GIVEN DATA:
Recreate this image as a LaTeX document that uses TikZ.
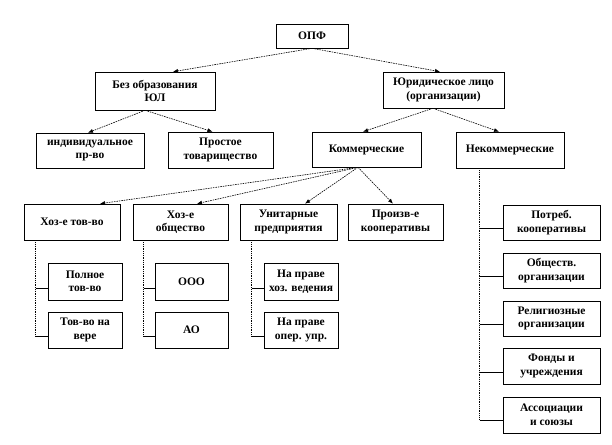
\documentclass[tikz,border=0pt]{standalone}
\usepackage{fontspec}
\setmainfont{Liberation Serif}
\usetikzlibrary{arrows.meta}
\tikzset{
  box/.style={draw=black, line width=0.6pt, inner sep=0pt, align=center,
    font=\bfseries\fontsize{11.5}{13.5}\selectfont},
  arr/.style={line width=0.6pt, dash pattern=on 1.6pt off 0.9pt,
    -{Latex[length=5pt,width=4pt]}},
  vline/.style={line width=0.6pt, dash pattern=on 1pt off 0.8pt},
  tick/.style={line width=0.6pt}
}
\begin{document}
\begin{tikzpicture}[x=1pt,y=-1pt]
\useasboundingbox (0,0) rectangle (612,444);
% level 0-1
\node[box, minimum width=72pt, minimum height=24pt] (opf) at (312,36) {ОПФ};
\node[box, minimum width=120pt, minimum height=38pt] (bez) at (155,91) {Без образования\\ЮЛ};
\node[box, minimum width=121pt, minimum height=36pt] (yur) at (443.5,90) {Юридическое лицо\\(организации)};
% level 2
\node[box, minimum width=108pt, minimum height=35pt] (ind) at (90,150.5) {индивидуальное\\пр-во};
\node[box, minimum width=105pt, minimum height=36pt] (pros) at (220.5,150) {Простое\\товарищество};
\node[box, minimum width=109pt, minimum height=35pt] (kom) at (366.5,149.5) {Коммерческие};
\node[box, minimum width=108pt, minimum height=36pt] (nekom) at (510,150) {Некоммерческие};
% level 3
\node[box, minimum width=96pt, minimum height=36pt] (hzt) at (72,222) {Хоз-е тов-во};
\node[box, minimum width=95pt, minimum height=36pt] (hzo) at (180.5,222) {Хоз-е\\общество};
\node[box, minimum width=97pt, minimum height=36pt] (unit) at (288.5,222) {Унитарные\\предприятия};
\node[box, minimum width=95pt, minimum height=36pt] (proiz) at (395.5,222) {Произв-е\\кооперативы};
% level 4
\node[box, minimum width=74pt, minimum height=37pt] (poln) at (85,281.5) {Полное\\тов-во};
\node[box, minimum width=74pt, minimum height=36pt] (tvv) at (85,330) {Тов-во на\\вере};
\node[box, minimum width=73pt, minimum height=37pt] (ooo) at (191.5,281.5) {ООО};
\node[box, minimum width=73pt, minimum height=36pt] (ao) at (191.5,330) {АО};
\node[box, minimum width=74pt, minimum height=37pt] (hozv) at (301,281.5) {На праве\\хоз. ведения};
\node[box, minimum width=74pt, minimum height=36pt] (oper) at (301,330) {На праве\\опер. упр.};
% right column
\node[box, minimum width=97pt, minimum height=35pt] (potr) at (551.5,222.5) {Потреб.\\кооперативы};
\node[box, minimum width=97pt, minimum height=35pt] (obsh) at (551.5,270.5) {Обществ.\\организации};
\node[box, minimum width=97pt, minimum height=35pt] (relig) at (551.5,318.5) {Религиозные\\организации};
\node[box, minimum width=97pt, minimum height=36pt] (fond) at (551.5,366) {Фонды и\\учреждения};
\node[box, minimum width=97pt, minimum height=36pt] (assoc) at (551.5,415) {Ассоциации\\и союзы};
% arrows
\draw[arr] (opf.south) -- ([xshift=18pt]bez.north);
\draw[arr] (opf.south) -- ([xshift=-3.5pt]yur.north);
\draw[arr] ([xshift=-10pt]bez.south) -- ([xshift=-2pt]ind.north);
\draw[arr] ([xshift=-10pt]bez.south) -- ([xshift=-8pt]pros.north);
\draw[arr] ([xshift=-10.5pt]yur.south) -- ([xshift=-3.5pt]kom.north);
\draw[arr] ([xshift=-10.5pt]yur.south) -- ([xshift=-11pt]nekom.north);
\draw[arr] ([xshift=-8.5pt]kom.south) -- ([xshift=28pt]hzt.north);
\draw[arr] ([xshift=-8.5pt]kom.south) -- ([xshift=16.5pt]hzo.north);
\draw[arr] ([xshift=-8.5pt]kom.south) -- ([xshift=16.5pt]unit.north);
\draw[arr] ([xshift=-8.5pt]kom.south) -- ([xshift=-2.5pt]proiz.north);
% tree lines: attachment points
\coordinate (v1) at ([xshift=12pt]hzt.south west);
\coordinate (v2) at ([xshift=11pt]hzo.south west);
\coordinate (v3) at ([xshift=12pt]unit.south west);
\coordinate (v4) at ([xshift=24pt]nekom.south west);
\coordinate (pA) at ([yshift=-6.5pt]poln.west);
\coordinate (pB) at ([yshift=-6pt]tvv.west);
\coordinate (oA) at ([yshift=-6.5pt]ooo.west);
\coordinate (oB) at ([yshift=-6pt]ao.west);
\coordinate (hA) at ([yshift=-6.5pt]hozv.west);
\coordinate (hB) at ([yshift=-6pt]oper.west);
\coordinate (r1) at ([yshift=-5.5pt]potr.west);
\coordinate (r2) at ([yshift=-5.5pt]obsh.west);
\coordinate (r3) at ([yshift=-5.5pt]relig.west);
\coordinate (r4) at ([yshift=-6pt]fond.west);
\coordinate (r5) at ([yshift=-5pt]assoc.west);
\draw[vline] (v1) -- (v1 |- pB);
\draw[tick] (v1 |- pA) -- (pA);
\draw[tick] (v1 |- pB) -- (pB);
\draw[vline] (v2) -- (v2 |- oB);
\draw[tick] (v2 |- oA) -- (oA);
\draw[tick] (v2 |- oB) -- (oB);
\draw[vline] (v3) -- (v3 |- hB);
\draw[tick] (v3 |- hA) -- (hA);
\draw[tick] (v3 |- hB) -- (hB);
\draw[vline] (v4) -- (v4 |- r5);
\draw[tick] (v4 |- r1) -- (r1);
\draw[tick] (v4 |- r2) -- (r2);
\draw[tick] (v4 |- r3) -- (r3);
\draw[tick] (v4 |- r4) -- (r4);
\draw[tick] (v4 |- r5) -- (r5);
\end{tikzpicture}
\end{document}
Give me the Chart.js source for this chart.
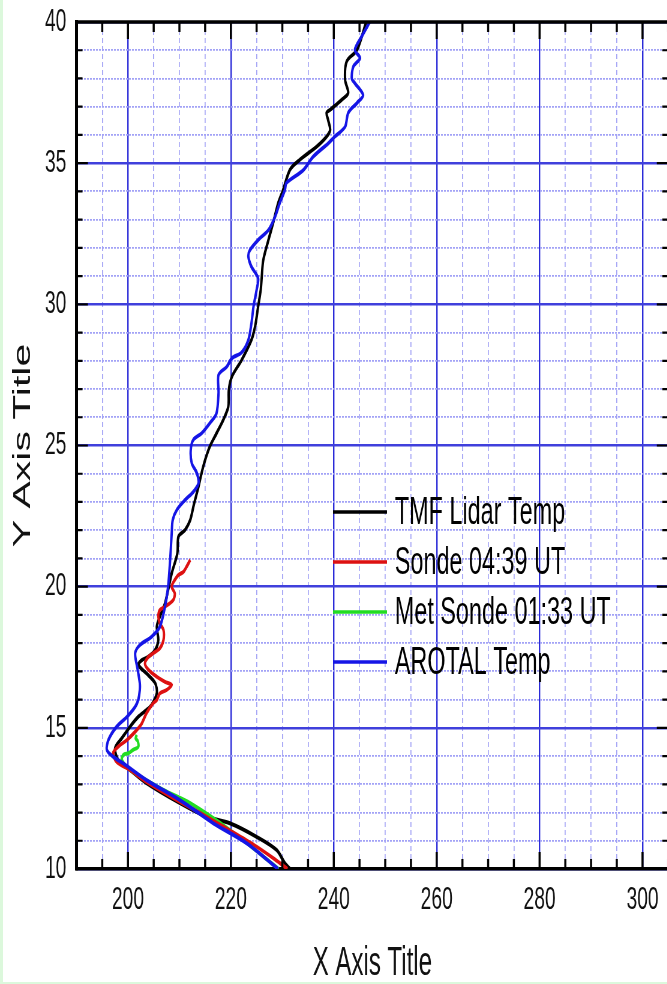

WRITTEN INSTRUCTION: Every line is to be duplicated exactly, though pictures stay out.

RESPONSE TO THIS EXERCISE:
Recreate this image as a LaTeX document that uses TikZ.
\documentclass[tikz,border=0pt]{standalone}
\usepackage{fontspec}
\setmainfont{Liberation Serif}
\usetikzlibrary{arrows.meta}
\tikzset{
  box/.style={draw=black, line width=0.6pt, inner sep=0pt, align=center,
    font=\bfseries\fontsize{11.5}{13.5}\selectfont},
  arr/.style={line width=0.6pt, dash pattern=on 1.6pt off 0.9pt,
    -{Latex[length=5pt,width=4pt]}},
  vline/.style={line width=0.6pt, dash pattern=on 1pt off 0.8pt},
  tick/.style={line width=0.6pt}
}
\begin{document}
\begin{tikzpicture}[x=1pt,y=-1pt]
\useasboundingbox (0,0) rectangle (612,444);
% level 0-1
\node[box, minimum width=72pt, minimum height=24pt] (opf) at (312,36) {ОПФ};
\node[box, minimum width=120pt, minimum height=38pt] (bez) at (155,91) {Без образования\\ЮЛ};
\node[box, minimum width=121pt, minimum height=36pt] (yur) at (443.5,90) {Юридическое лицо\\(организации)};
% level 2
\node[box, minimum width=108pt, minimum height=35pt] (ind) at (90,150.5) {индивидуальное\\пр-во};
\node[box, minimum width=105pt, minimum height=36pt] (pros) at (220.5,150) {Простое\\товарищество};
\node[box, minimum width=109pt, minimum height=35pt] (kom) at (366.5,149.5) {Коммерческие};
\node[box, minimum width=108pt, minimum height=36pt] (nekom) at (510,150) {Некоммерческие};
% level 3
\node[box, minimum width=96pt, minimum height=36pt] (hzt) at (72,222) {Хоз-е тов-во};
\node[box, minimum width=95pt, minimum height=36pt] (hzo) at (180.5,222) {Хоз-е\\общество};
\node[box, minimum width=97pt, minimum height=36pt] (unit) at (288.5,222) {Унитарные\\предприятия};
\node[box, minimum width=95pt, minimum height=36pt] (proiz) at (395.5,222) {Произв-е\\кооперативы};
% level 4
\node[box, minimum width=74pt, minimum height=37pt] (poln) at (85,281.5) {Полное\\тов-во};
\node[box, minimum width=74pt, minimum height=36pt] (tvv) at (85,330) {Тов-во на\\вере};
\node[box, minimum width=73pt, minimum height=37pt] (ooo) at (191.5,281.5) {ООО};
\node[box, minimum width=73pt, minimum height=36pt] (ao) at (191.5,330) {АО};
\node[box, minimum width=74pt, minimum height=37pt] (hozv) at (301,281.5) {На праве\\хоз. ведения};
\node[box, minimum width=74pt, minimum height=36pt] (oper) at (301,330) {На праве\\опер. упр.};
% right column
\node[box, minimum width=97pt, minimum height=35pt] (potr) at (551.5,222.5) {Потреб.\\кооперативы};
\node[box, minimum width=97pt, minimum height=35pt] (obsh) at (551.5,270.5) {Обществ.\\организации};
\node[box, minimum width=97pt, minimum height=35pt] (relig) at (551.5,318.5) {Религиозные\\организации};
\node[box, minimum width=97pt, minimum height=36pt] (fond) at (551.5,366) {Фонды и\\учреждения};
\node[box, minimum width=97pt, minimum height=36pt] (assoc) at (551.5,415) {Ассоциации\\и союзы};
% arrows
\draw[arr] (opf.south) -- ([xshift=18pt]bez.north);
\draw[arr] (opf.south) -- ([xshift=-3.5pt]yur.north);
\draw[arr] ([xshift=-10pt]bez.south) -- ([xshift=-2pt]ind.north);
\draw[arr] ([xshift=-10pt]bez.south) -- ([xshift=-8pt]pros.north);
\draw[arr] ([xshift=-10.5pt]yur.south) -- ([xshift=-3.5pt]kom.north);
\draw[arr] ([xshift=-10.5pt]yur.south) -- ([xshift=-11pt]nekom.north);
\draw[arr] ([xshift=-8.5pt]kom.south) -- ([xshift=28pt]hzt.north);
\draw[arr] ([xshift=-8.5pt]kom.south) -- ([xshift=16.5pt]hzo.north);
\draw[arr] ([xshift=-8.5pt]kom.south) -- ([xshift=16.5pt]unit.north);
\draw[arr] ([xshift=-8.5pt]kom.south) -- ([xshift=-2.5pt]proiz.north);
% tree lines: attachment points
\coordinate (v1) at ([xshift=12pt]hzt.south west);
\coordinate (v2) at ([xshift=11pt]hzo.south west);
\coordinate (v3) at ([xshift=12pt]unit.south west);
\coordinate (v4) at ([xshift=24pt]nekom.south west);
\coordinate (pA) at ([yshift=-6.5pt]poln.west);
\coordinate (pB) at ([yshift=-6pt]tvv.west);
\coordinate (oA) at ([yshift=-6.5pt]ooo.west);
\coordinate (oB) at ([yshift=-6pt]ao.west);
\coordinate (hA) at ([yshift=-6.5pt]hozv.west);
\coordinate (hB) at ([yshift=-6pt]oper.west);
\coordinate (r1) at ([yshift=-5.5pt]potr.west);
\coordinate (r2) at ([yshift=-5.5pt]obsh.west);
\coordinate (r3) at ([yshift=-5.5pt]relig.west);
\coordinate (r4) at ([yshift=-6pt]fond.west);
\coordinate (r5) at ([yshift=-5pt]assoc.west);
\draw[vline] (v1) -- (v1 |- pB);
\draw[tick] (v1 |- pA) -- (pA);
\draw[tick] (v1 |- pB) -- (pB);
\draw[vline] (v2) -- (v2 |- oB);
\draw[tick] (v2 |- oA) -- (oA);
\draw[tick] (v2 |- oB) -- (oB);
\draw[vline] (v3) -- (v3 |- hB);
\draw[tick] (v3 |- hA) -- (hA);
\draw[tick] (v3 |- hB) -- (hB);
\draw[vline] (v4) -- (v4 |- r5);
\draw[tick] (v4 |- r1) -- (r1);
\draw[tick] (v4 |- r2) -- (r2);
\draw[tick] (v4 |- r3) -- (r3);
\draw[tick] (v4 |- r4) -- (r4);
\draw[tick] (v4 |- r5) -- (r5);
\end{tikzpicture}
\end{document}
Give me the Chart.js source for this chart.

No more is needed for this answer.